(Stated task): Begin at the first line of the data and copy each line through the one containing "const BSHOA = [14.8, 17.6, 19.2, 20.3, 31.2, 36];", that line included, with no pictures.

(Material for this task):
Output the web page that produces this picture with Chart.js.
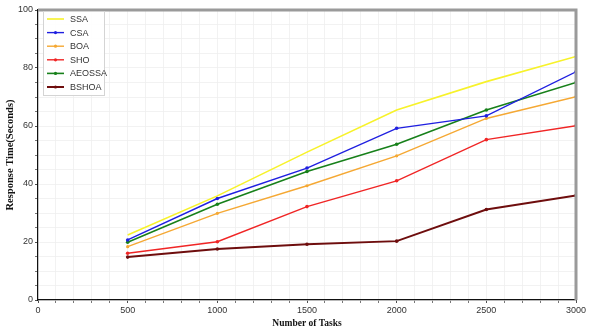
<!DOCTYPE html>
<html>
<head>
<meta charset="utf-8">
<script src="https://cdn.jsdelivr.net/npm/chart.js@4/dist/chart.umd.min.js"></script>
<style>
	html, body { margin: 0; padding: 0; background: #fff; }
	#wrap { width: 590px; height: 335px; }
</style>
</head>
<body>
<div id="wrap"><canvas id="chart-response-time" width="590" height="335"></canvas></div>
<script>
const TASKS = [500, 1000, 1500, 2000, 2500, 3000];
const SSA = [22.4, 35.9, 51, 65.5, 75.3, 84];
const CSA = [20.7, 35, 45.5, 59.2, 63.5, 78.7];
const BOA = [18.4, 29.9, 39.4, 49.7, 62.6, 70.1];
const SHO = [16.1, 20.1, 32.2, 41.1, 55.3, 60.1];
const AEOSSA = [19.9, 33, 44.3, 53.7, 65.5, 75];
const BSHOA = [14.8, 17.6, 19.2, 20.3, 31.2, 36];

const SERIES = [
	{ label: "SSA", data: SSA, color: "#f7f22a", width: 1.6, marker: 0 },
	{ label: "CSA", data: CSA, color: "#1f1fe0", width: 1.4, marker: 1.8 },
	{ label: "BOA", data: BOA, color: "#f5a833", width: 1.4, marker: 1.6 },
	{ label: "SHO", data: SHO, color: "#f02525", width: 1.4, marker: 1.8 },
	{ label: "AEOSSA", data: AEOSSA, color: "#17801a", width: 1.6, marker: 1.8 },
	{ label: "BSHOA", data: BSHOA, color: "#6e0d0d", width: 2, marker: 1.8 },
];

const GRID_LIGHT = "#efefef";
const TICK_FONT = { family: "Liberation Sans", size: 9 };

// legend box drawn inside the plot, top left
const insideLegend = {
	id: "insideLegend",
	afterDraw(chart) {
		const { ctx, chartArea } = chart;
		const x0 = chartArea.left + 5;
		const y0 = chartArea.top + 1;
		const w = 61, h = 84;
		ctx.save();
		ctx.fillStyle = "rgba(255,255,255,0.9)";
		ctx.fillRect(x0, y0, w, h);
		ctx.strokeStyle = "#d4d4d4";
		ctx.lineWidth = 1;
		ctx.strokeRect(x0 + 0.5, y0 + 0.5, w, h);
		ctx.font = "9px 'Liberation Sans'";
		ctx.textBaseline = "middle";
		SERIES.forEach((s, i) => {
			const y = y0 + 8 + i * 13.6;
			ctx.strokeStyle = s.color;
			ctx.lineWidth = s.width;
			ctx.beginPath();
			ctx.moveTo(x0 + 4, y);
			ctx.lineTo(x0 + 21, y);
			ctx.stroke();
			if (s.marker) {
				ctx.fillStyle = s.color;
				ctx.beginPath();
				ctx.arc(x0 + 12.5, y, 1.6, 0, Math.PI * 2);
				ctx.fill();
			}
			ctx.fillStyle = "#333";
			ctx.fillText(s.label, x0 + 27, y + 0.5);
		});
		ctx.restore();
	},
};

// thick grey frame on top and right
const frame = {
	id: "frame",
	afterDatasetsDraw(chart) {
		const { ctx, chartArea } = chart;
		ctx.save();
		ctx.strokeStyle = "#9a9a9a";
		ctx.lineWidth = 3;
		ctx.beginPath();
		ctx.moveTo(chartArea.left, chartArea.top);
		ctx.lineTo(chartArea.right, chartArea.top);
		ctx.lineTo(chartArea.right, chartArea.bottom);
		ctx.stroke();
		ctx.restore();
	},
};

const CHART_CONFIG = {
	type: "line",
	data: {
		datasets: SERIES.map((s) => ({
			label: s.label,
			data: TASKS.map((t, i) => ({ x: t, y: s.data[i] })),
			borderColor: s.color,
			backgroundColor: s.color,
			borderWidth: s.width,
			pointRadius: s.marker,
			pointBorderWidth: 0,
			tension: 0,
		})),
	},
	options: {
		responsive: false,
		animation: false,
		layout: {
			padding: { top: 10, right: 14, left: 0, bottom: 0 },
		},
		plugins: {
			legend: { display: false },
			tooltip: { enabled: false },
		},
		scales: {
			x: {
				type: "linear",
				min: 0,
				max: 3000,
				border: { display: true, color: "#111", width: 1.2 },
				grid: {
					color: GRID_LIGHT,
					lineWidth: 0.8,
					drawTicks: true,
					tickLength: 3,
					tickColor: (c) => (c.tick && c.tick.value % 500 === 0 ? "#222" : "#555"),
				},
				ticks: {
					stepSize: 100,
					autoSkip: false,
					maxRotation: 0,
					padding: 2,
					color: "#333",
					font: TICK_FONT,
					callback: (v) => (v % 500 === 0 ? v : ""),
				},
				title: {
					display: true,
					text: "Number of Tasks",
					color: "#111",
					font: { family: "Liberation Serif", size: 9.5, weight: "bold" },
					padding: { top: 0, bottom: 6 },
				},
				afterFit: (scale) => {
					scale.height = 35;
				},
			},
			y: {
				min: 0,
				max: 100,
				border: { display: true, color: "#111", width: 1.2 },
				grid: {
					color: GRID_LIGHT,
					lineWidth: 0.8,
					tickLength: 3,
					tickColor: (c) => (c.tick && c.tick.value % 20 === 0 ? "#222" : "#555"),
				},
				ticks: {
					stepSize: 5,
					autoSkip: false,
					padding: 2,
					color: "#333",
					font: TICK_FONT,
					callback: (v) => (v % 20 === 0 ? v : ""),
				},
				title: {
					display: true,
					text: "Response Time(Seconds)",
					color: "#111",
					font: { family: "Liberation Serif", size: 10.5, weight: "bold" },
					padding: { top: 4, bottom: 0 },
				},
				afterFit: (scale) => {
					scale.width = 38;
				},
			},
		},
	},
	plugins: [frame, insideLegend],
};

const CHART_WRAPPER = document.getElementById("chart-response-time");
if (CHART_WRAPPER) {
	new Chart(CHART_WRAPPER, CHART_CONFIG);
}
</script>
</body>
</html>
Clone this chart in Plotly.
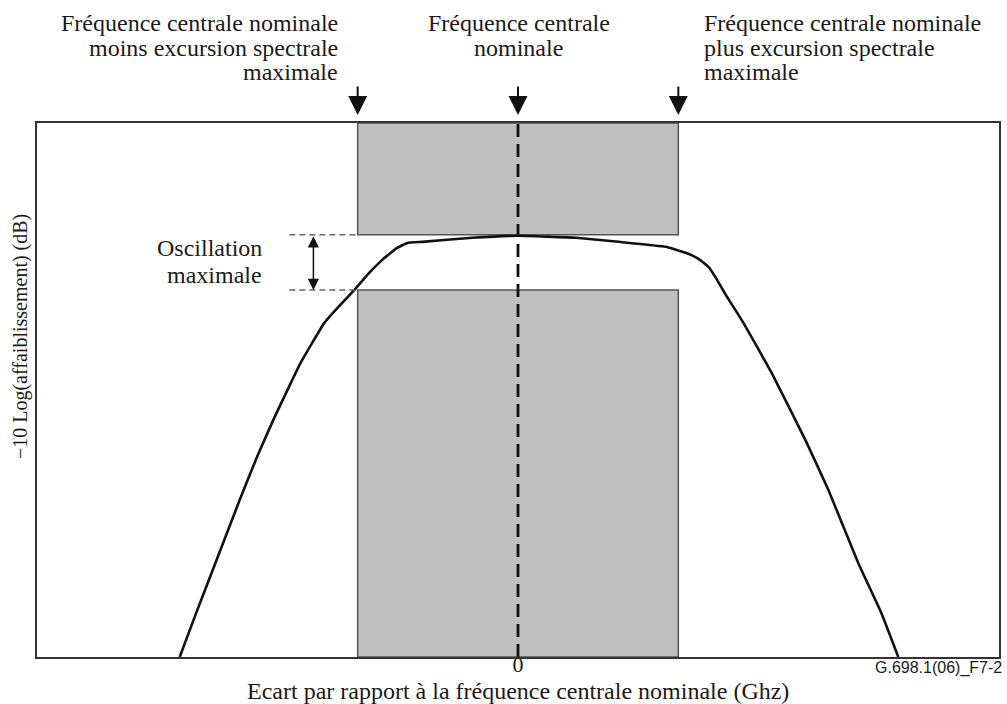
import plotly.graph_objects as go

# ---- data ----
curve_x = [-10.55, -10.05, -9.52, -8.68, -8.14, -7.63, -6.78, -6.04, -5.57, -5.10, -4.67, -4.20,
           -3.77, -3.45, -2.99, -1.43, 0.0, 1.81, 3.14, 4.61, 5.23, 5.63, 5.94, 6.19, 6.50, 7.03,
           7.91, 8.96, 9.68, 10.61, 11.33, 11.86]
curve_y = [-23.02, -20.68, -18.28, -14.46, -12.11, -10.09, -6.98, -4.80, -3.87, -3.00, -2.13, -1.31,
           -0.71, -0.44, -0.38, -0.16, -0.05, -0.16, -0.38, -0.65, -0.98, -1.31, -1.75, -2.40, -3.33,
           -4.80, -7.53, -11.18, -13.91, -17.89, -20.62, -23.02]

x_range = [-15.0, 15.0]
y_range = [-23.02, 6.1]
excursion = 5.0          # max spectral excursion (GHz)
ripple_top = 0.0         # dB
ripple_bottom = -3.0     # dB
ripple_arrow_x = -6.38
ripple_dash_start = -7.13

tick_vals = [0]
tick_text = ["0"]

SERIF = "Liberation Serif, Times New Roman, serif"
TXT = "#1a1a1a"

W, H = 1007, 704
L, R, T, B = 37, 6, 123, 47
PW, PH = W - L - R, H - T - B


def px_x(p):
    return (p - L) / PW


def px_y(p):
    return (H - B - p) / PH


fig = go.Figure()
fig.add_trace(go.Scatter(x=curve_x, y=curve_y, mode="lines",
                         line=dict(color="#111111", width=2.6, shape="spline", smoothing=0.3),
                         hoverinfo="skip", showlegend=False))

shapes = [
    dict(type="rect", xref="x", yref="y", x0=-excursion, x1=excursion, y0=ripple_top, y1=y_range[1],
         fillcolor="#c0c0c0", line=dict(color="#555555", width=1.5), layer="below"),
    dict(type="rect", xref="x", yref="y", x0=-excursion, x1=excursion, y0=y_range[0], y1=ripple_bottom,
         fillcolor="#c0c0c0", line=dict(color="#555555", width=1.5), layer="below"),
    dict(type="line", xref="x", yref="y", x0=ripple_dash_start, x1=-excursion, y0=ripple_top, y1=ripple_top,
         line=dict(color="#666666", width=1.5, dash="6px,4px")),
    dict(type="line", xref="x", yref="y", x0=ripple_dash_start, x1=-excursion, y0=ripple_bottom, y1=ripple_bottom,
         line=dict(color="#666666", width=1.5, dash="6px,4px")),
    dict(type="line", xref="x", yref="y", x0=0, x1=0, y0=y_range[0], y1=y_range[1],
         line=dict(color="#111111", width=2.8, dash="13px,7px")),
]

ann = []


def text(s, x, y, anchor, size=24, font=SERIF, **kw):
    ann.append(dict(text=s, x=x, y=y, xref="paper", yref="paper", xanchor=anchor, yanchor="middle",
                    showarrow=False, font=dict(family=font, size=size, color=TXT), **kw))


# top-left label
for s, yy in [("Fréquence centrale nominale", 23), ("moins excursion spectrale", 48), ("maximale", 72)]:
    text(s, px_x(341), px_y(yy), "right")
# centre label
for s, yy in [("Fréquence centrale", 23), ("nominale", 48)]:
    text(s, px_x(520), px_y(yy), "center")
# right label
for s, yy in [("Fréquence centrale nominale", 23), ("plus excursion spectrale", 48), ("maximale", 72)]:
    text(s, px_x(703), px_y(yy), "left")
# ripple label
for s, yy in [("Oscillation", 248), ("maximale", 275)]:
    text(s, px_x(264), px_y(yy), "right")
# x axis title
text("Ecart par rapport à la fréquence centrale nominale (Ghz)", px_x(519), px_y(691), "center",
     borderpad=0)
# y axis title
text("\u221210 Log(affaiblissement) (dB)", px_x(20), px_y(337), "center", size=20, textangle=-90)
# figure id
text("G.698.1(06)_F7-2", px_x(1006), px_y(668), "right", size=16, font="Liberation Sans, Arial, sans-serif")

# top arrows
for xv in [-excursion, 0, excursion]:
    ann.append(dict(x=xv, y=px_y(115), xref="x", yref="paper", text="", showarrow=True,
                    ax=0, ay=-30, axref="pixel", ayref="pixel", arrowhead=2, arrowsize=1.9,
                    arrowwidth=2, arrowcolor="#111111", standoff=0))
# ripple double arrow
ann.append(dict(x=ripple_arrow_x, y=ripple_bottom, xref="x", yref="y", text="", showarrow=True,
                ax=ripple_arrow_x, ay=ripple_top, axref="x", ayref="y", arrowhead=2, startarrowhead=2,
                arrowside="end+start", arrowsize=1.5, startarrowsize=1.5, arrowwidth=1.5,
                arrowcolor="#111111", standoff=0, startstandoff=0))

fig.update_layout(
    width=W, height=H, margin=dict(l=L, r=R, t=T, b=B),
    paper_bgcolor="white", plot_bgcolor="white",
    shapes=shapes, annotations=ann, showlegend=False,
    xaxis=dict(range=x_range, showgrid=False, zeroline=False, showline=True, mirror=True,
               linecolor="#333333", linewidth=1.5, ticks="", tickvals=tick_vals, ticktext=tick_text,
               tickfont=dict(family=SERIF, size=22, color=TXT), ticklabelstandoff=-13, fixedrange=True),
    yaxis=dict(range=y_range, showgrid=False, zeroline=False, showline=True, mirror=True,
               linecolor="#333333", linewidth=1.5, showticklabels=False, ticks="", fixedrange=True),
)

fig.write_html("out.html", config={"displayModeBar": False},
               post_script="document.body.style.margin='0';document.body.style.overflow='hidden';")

(Exercise result):
Output the web page that produces this picture with Chart.js.
<!DOCTYPE html>
<html>
<head>
<meta charset="utf-8">
<script src="https://cdn.jsdelivr.net/npm/chart.js@4/dist/chart.umd.min.js"></script>
<style>
	html, body { margin: 0; padding: 0; background: #fff; }
	#wrap { width: 590px; height: 335px; }
</style>
</head>
<body>
<div id="wrap"><canvas id="chart-response-time" width="590" height="335"></canvas></div>
<script>
const TASKS = [500, 1000, 1500, 2000, 2500, 3000];
const SSA = [22.4, 35.9, 51, 65.5, 75.3, 84];
const CSA = [20.7, 35, 45.5, 59.2, 63.5, 78.7];
const BOA = [18.4, 29.9, 39.4, 49.7, 62.6, 70.1];
const SHO = [16.1, 20.1, 32.2, 41.1, 55.3, 60.1];
const AEOSSA = [19.9, 33, 44.3, 53.7, 65.5, 75];
const BSHOA = [14.8, 17.6, 19.2, 20.3, 31.2, 36];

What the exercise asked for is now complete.